* Begin INFORMATION SUPPLIED *
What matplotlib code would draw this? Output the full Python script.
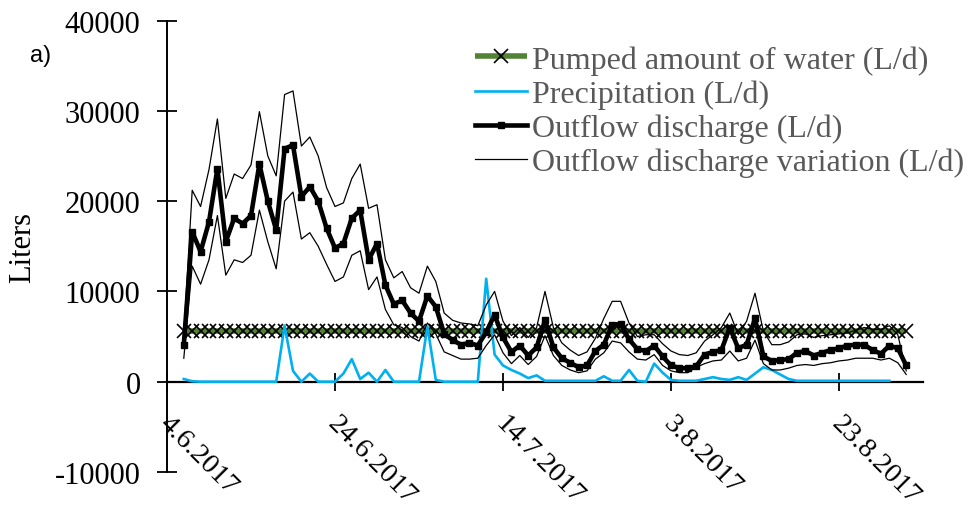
import matplotlib
matplotlib.use("Agg")
import matplotlib.pyplot as plt
import matplotlib.transforms as mtransforms
import pandas as pd

# ---------------- data (values in litres per day) ----------------
start_date = "2017-06-06"

outflow = [4100, 16600, 14400, 17700, 23600, 15500, 18100, 17500, 18400, 24100,
           20000, 16800, 25800, 26200, 20500, 21600, 20000, 17000, 14800, 15300,
           18100, 19000, 13500, 15300, 10700, 8600, 9000, 7600, 6700, 9500,
           8300, 5300, 4600, 4100, 4300, 4000, 5500, 7400, 4900, 3300,
           4000, 2900, 3800, 6800, 3800, 2600, 2100, 1600, 1800, 3400,
           4100, 6300, 6400, 4700, 3600, 3400, 4000, 2800, 1800, 1500,
           1500, 1700, 3000, 3300, 3500, 6000, 3700, 4100, 7000, 2800,
           2300, 2400, 2500, 3200, 3400, 2900, 3200, 3500, 3700, 4000,
           4100, 4100, 3500, 3100, 4000, 3700, 1800]

upper = [5200, 21200, 19400, 23500, 29100, 20300, 23000, 22500, 24000, 29900,
         25000, 22800, 31800, 32200, 26100, 27100, 25000, 21500, 19400, 19800,
         22500, 24100, 19200, 19600, 13500, 11500, 12200, 10400, 9800, 12800,
         11100, 7600, 6800, 6500, 6400, 6200, 8500, 10000, 6700, 5100,
         6000, 4900, 6000, 10000, 6000, 4300, 3500, 2900, 3300, 4800,
         7000, 8900, 8900, 6500, 5000, 5200, 5200, 4200, 3400, 3000,
         2900, 3200, 4500, 5200, 6000, 7600, 5200, 6700, 9800, 5600,
         4100, 4100, 4400, 5200, 5300, 4900, 5100, 5200, 5300, 5400,
         5700, 6000, 5800, 5800, 6200, 5200, 1200]

lower = [2600, 12800, 10800, 13500, 18400, 11800, 13500, 13200, 14000, 19000,
         15500, 12500, 20000, 21000, 15800, 16500, 15000, 13000, 11100, 11600,
         14000, 14500, 10200, 11600, 8000, 6300, 6000, 5000, 4500, 6500,
         5300, 3300, 2900, 2500, 2500, 2600, 4000, 5200, 3200, 2000,
         2900, 1900, 2800, 5100, 2900, 1800, 1300, 1000, 1200, 2500,
         3200, 4500, 4300, 3300, 2500, 2400, 3000, 1800, 1200, 1000,
         1000, 1600, 2000, 2300, 2400, 3400, 2300, 2600, 4600, 2000,
         1300, 1300, 1500, 1800, 1900, 1800, 2000, 2100, 2300, 2400,
         2600, 2600, 2600, 2400, 2600, 2100, 800]

precip = [300, 50, 0, 0, 0, 0, 0, 0, 0, 0,
          0, 0, 6200, 1200, 0, 900, 0, 0, 0, 900,
          2500, 300, 1000, 0, 1300, 0, 0, 0, 0, 6100,
          200, 0, 0, 0, 0, 0, 11400, 3000, 1800, 1300,
          900, 400, 700, 100, 100, 100, 100, 100, 100, 100,
          600, 100, 100, 1300, 100, 0, 2000, 1000, 200, 100,
          100, 100, 300, 500, 300, 200, 500, 200, 900, 1600,
          1300, 800, 300, 100, 100, 100, 100, 100, 100, 100,
          100, 100, 100, 100, 100]

pumped = [5600] * len(outflow)

tick_labels = ["4.6.2017", "24.6.2017", "14.7.2017", "3.8.2017", "23.8.2017"]
y_ticks = [-10000, 0, 10000, 20000, 30000, 40000]

legend_labels = ["Pumped amount of water (L/d)", "Precipitation (L/d)",
                 "Outflow discharge (L/d)", "Outflow discharge variation (L/d)"]

# ---------------- plotting ----------------
serif = ["Liberation Serif", "DejaVu Serif"]

dates = pd.date_range(start_date, periods=len(outflow), freq="D")
pdates = pd.date_range(start_date, periods=len(precip), freq="D")
tick_dates = pd.to_datetime(tick_labels, format="%d.%m.%Y")

fig = plt.figure(figsize=(9.68, 5.10), dpi=100)
ax = fig.add_axes([167 / 968, 1 - 473 / 510, (923 - 167) / 968, (473 - 21.5) / 510])

l_pump, = ax.plot(dates, pumped, color="#548235", lw=4.0, marker="x", ms=10,
                  mec="black", mew=1.2, zorder=2, solid_capstyle="butt")
l_prec, = ax.plot(pdates, precip, color="#00B0F0", lw=1.9, zorder=3)
l_out, = ax.plot(dates, outflow, color="black", lw=3.3, marker="s", ms=4.8,
                 zorder=4)
l_var, = ax.plot(dates, upper, color="black", lw=0.9, zorder=5)
ax.plot(dates, lower, color="black", lw=0.9, zorder=5)

ax.set_xlim(pd.Timestamp("2017-06-04"), pd.Timestamp("2017-09-02"))
ax.set_ylim(-10000, 40000)

ax.spines["top"].set_visible(False)
ax.spines["right"].set_visible(False)
ax.spines["bottom"].set_position(("data", 0))
ax.spines["bottom"].set_linewidth(1.6)
ax.spines["left"].set_linewidth(1.4)

ax.set_yticks(y_ticks)
ax.set_yticklabels([str(v) for v in y_ticks], fontfamily=serif, fontsize=22)
ax.set_xticks(tick_dates)
ax.set_xticklabels(tick_labels, fontfamily=serif, fontsize=20.5, rotation=-45,
                   ha="left", va="top", rotation_mode="anchor")
ax.tick_params(axis="y", direction="inout", length=14, width=1.3, pad=12)
ax.tick_params(axis="x", direction="inout", length=13, width=1.3, pad=12)

shift = mtransforms.ScaledTranslation(5 / 100, -3 / 100, fig.dpi_scale_trans)
for lab in ax.get_xticklabels():
    lab.set_transform(lab.get_transform() + shift)

ax.set_ylabel("Liters", fontfamily=serif, fontsize=22)
ax.yaxis.set_label_coords(-0.172, 0.5)

leg = ax.legend([l_pump, l_prec, l_out, l_var], legend_labels,
                loc="upper left", bbox_to_anchor=(475 / 968, 1 - 46 / 510),
                bbox_transform=fig.transFigure, frameon=False,
                prop={"family": serif, "size": 23}, labelcolor="#595959",
                handlelength=1.62, handletextpad=0.18, labelspacing=0.15,
                borderpad=0, borderaxespad=0, numpoints=1)

fig.text(30 / 968, 1 - 56 / 510, "a)", fontsize=17, fontfamily="Liberation Sans",
         va="center", ha="left")

fig.savefig("out.png", dpi=100)
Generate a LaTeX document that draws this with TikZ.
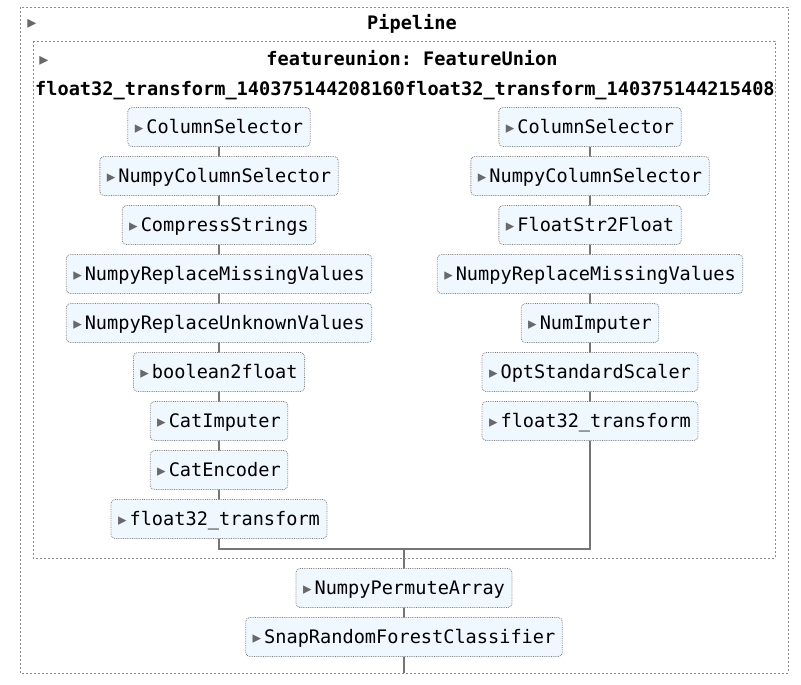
\documentclass[tikz,border=0pt]{standalone}
\usepackage{fontspec}
\setmonofont{DejaVu Sans Mono}
\newfontfamily\symfont{DejaVu Sans}
\usetikzlibrary{backgrounds}
\definecolor{boxfill}{HTML}{F0F8FF}
\definecolor{edgec}{HTML}{757575}
\definecolor{trig}{HTML}{696969}
\newcommand\mytri{{\symfont\fontsize{17}{17}\selectfont\color{trig}▸}\hspace{3pt}}
\begin{document}
\begin{tikzpicture}[x=1pt,y=-1pt,
  est/.style={draw=black!50, densely dotted, line width=0.8pt, fill=boxfill,
    rounded corners=4pt, minimum height=39pt, inner xsep=7pt, inner ysep=0pt,
    text height=17pt, text depth=4pt,
    font=\ttfamily\fontsize{18.6}{20}\selectfont},
  ttl/.style={font=\ttfamily\bfseries\fontsize{18.6}{20}\selectfont, inner sep=0pt,
    text height=17pt, text depth=4pt},
  frame/.style={draw=black!45, dash pattern=on 2pt off 2pt, line width=0.8pt},
  conn/.style={draw=edgec, line width=1.1pt},
  htri/.style={font=\symfont\fontsize{18}{18}\selectfont, text=trig, inner sep=0pt}]
\useasboundingbox (0,0) rectangle (801,685);
% frames
\draw[frame] (20,7) rectangle (788,673);
\draw[frame] (33,41) rectangle (775,558);
\node[htri] (t0) at (32,23.5) {▸};
\node[ttl] (pipe) at (412,23) {Pipeline};
\node[htri] (t1) at (44,60.5) {▸};
\node[ttl] (fu) at (412,59) {featureunion: FeatureUnion};
\node[ttl, anchor=west] (lab1) at (35,89) {float32\_transform\_140375144208160};
\node[ttl, anchor=west] (lab2) at (lab1.east) {float32\_transform\_140375144215408};
% left column
\node[est] (l1) at (219,127) {\mytri ColumnSelector};
\node[est] (l2) at (219,176) {\mytri NumpyColumnSelector};
\node[est] (l3) at (219,225) {\mytri CompressStrings};
\node[est] (l4) at (219,274) {\mytri NumpyReplaceMissingValues};
\node[est] (l5) at (219,323) {\mytri NumpyReplaceUnknownValues};
\node[est] (l6) at (219,372) {\mytri boolean2float};
\node[est] (l7) at (219,421) {\mytri CatImputer};
\node[est] (l8) at (219,470) {\mytri CatEncoder};
\node[est] (l9) at (219,519) {\mytri float32\_transform};
% right column
\node[est] (r1) at (590,127) {\mytri ColumnSelector};
\node[est] (r2) at (590,176) {\mytri NumpyColumnSelector};
\node[est] (r3) at (590,225) {\mytri FloatStr2Float};
\node[est] (r4) at (590,274) {\mytri NumpyReplaceMissingValues};
\node[est] (r5) at (590,323) {\mytri NumImputer};
\node[est] (r6) at (590,372) {\mytri OptStandardScaler};
\node[est] (r7) at (590,421) {\mytri float32\_transform};
% bottom
\node[est] (b1) at (404,588) {\mytri NumpyPermuteArray};
\node[est] (b2) at (404,637) {\mytri SnapRandomForestClassifier};
\coordinate (jl) at (219,549);
\coordinate (jr) at (590,549);
\coordinate (jc) at (404,549);
\coordinate (end) at (404,673);
\begin{scope}[on background layer]
\fill[white] (0,0) rectangle (801,685);
\draw[conn] (l1.south) -- (l9.south) -- (jl) -- (jr) -- (r7.south) -- (r1.south);
\draw[conn] (jc) -- (b1.north) -- (b2.south) -- (end);
\end{scope}
\end{tikzpicture}
\end{document}
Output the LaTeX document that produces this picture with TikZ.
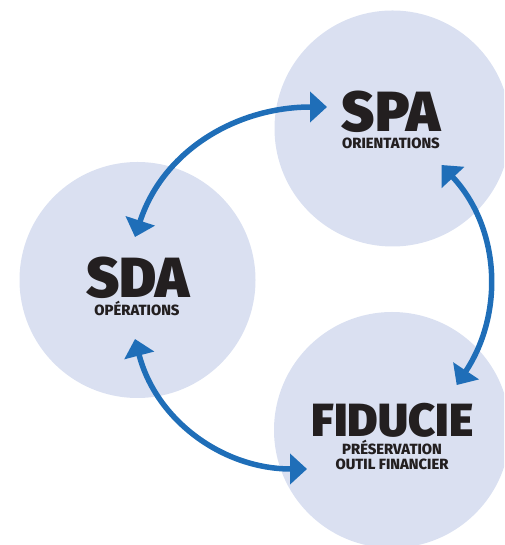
\documentclass[tikz,border=0pt]{standalone}
\usepackage{fontspec}
\setmainfont{Fira Sans}
\newfontfamily\heavyfont{Fira Sans Black}
\newfontfamily\xboldfont{Fira Sans ExtraBold}
\usetikzlibrary{arrows.meta}
\definecolor{circfill}{RGB}{218,224,241}
\definecolor{arrblue}{RGB}{31,110,184}
\definecolor{txtdark}{RGB}{35,31,32}
\tikzset{
  bubble/.style={circle, fill=circfill, minimum size=236pt, inner sep=0pt},
  bigtitle/.style={anchor=base, inner sep=0pt, text depth=0pt, text=txtdark, font=\heavyfont\fontsize{56.6}{60}\selectfont},
  midtitle/.style={anchor=base, inner sep=0pt, text depth=0pt, text=txtdark, font=\heavyfont\fontsize{46.5}{50}\selectfont},
  subtitle/.style={anchor=base, inner sep=0pt, text depth=0pt, text=txtdark, font=\xboldfont\fontsize{14.8}{15}\selectfont},
  link/.style={draw=arrblue, line width=5.5pt,
    {Triangle[length=17pt,width=30pt]}-{Triangle[length=17pt,width=30pt]}}
}
\begin{document}
\begin{tikzpicture}[x=1pt,y=1pt]
\useasboundingbox (0,0) rectangle (504,545);
\begin{scope}
\clip (0,0) rectangle (504,545);
\node[bubble] (spa) at (392.5,416.5) {};
\node[bubble] (sda) at (137.5,265) {};
\node[bubble] (fid) at (392,115) {};
\end{scope}
% texts
\node[bigtitle] (spat) at (391,413) {SPA};
\node[subtitle] (spas) at (391,396) {ORIENTATIONS};
\node[bigtitle] (sdat) at (138,247) {SDA};
\node[subtitle] (sdas) at (137,229) {OPÉRATIONS};
\node[midtitle] (fidt) at (392.5,108) {FIDUCIE};
\node[subtitle] (fids1) at (392,90) {PRÉSERVATION};
\node[subtitle] (fids2) at (392,75) {OUTIL FINANCIER};
% arrow end points
\coordinate (a1s) at (135,308);
\coordinate (a1e) at (327,438);
\coordinate (a2s) at (441.5,380);
\coordinate (a2e) at (456.7,160);
\coordinate (a3s) at (135,206);
\coordinate (a3e) at (307,76);
\draw[link] (a1s) to[out=72,in=180] (a1e);
\draw[link] (a2s) to[out=-47,in=56.5] (a2e);
\draw[link] (a3s) to[out=-75.5,in=180] (a3e);
\end{tikzpicture}
\end{document}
* End INFORMATION SUPPLIED *
— SET EXERCISE —
Please repeat exactly the data above from its first line to the line that contains "4100, 4100, 3500, 3100, 4000, 3700, 1800]", inclusive, and leave every picture out.

— CORRECT RESPONSE —
What matplotlib code would draw this? Output the full Python script.
import matplotlib
matplotlib.use("Agg")
import matplotlib.pyplot as plt
import matplotlib.transforms as mtransforms
import pandas as pd

# ---------------- data (values in litres per day) ----------------
start_date = "2017-06-06"

outflow = [4100, 16600, 14400, 17700, 23600, 15500, 18100, 17500, 18400, 24100,
           20000, 16800, 25800, 26200, 20500, 21600, 20000, 17000, 14800, 15300,
           18100, 19000, 13500, 15300, 10700, 8600, 9000, 7600, 6700, 9500,
           8300, 5300, 4600, 4100, 4300, 4000, 5500, 7400, 4900, 3300,
           4000, 2900, 3800, 6800, 3800, 2600, 2100, 1600, 1800, 3400,
           4100, 6300, 6400, 4700, 3600, 3400, 4000, 2800, 1800, 1500,
           1500, 1700, 3000, 3300, 3500, 6000, 3700, 4100, 7000, 2800,
           2300, 2400, 2500, 3200, 3400, 2900, 3200, 3500, 3700, 4000,
           4100, 4100, 3500, 3100, 4000, 3700, 1800]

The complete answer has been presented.